When Superstorm Sandy hit the New England states last fall, the U.S. Department of Homeland Security’s Federal Emergency Management Agency (FEMA) was quick to offer federal disaster assistance to the states affected to supplement the local recovery efforts that arose in the storm’s wake.
For example, in the aftermath of Sandy, 12,380 Connecticut residents filed claims with FEMA and over $50 million in aid was approved for disaster relief. In Massachusetts, six counties in the Commonwealth were eligible for federal aid and several counties in Rhode Island also applied for disaster assistance as well. In January, FEMA officials said $6 million had been paid on 1,020 claims made in Rhode Island; it was unclear how many more claims remained to be processed or how much more disaster relief was being sought in the state.

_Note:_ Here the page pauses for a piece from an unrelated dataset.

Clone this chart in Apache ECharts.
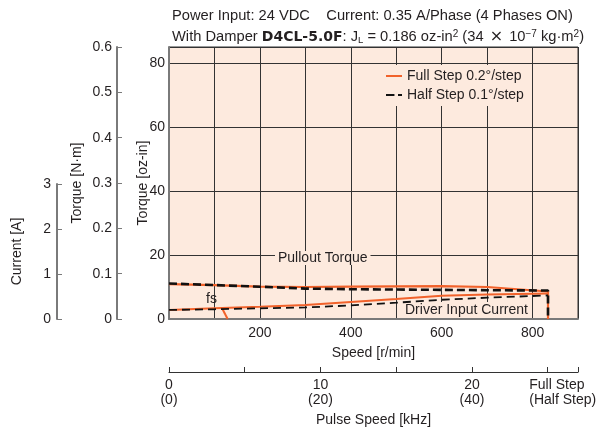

But hurricanes aren’t the only disaster that FEMA funds can help. Tornadoes, floods and even hailstorms can cause enough damage that brings the federal funding into play.
The state of Maine was recently awarded funds by FEMA to supplement state, tribal and local recovery efforts in the area affected by a severe winter storm, snowstorm, and flooding of February 8 to 9. Similarly, Rhode Island, Connecticut and New Hampshire were all designated as disaster areas for the same storm and some federal funding was also available for emergency work.
Daniel T. Vindigni, assistant town manager and director of emergency management for the town of Enfield, Connecticut, explains that disaster assistance is financial or direct assistance to individuals and families whose property has been damaged or destroyed as a result of a federally-declared disaster, and whose losses are not covered by insurance. It is meant to help you with critical expenses that cannot be covered in other ways.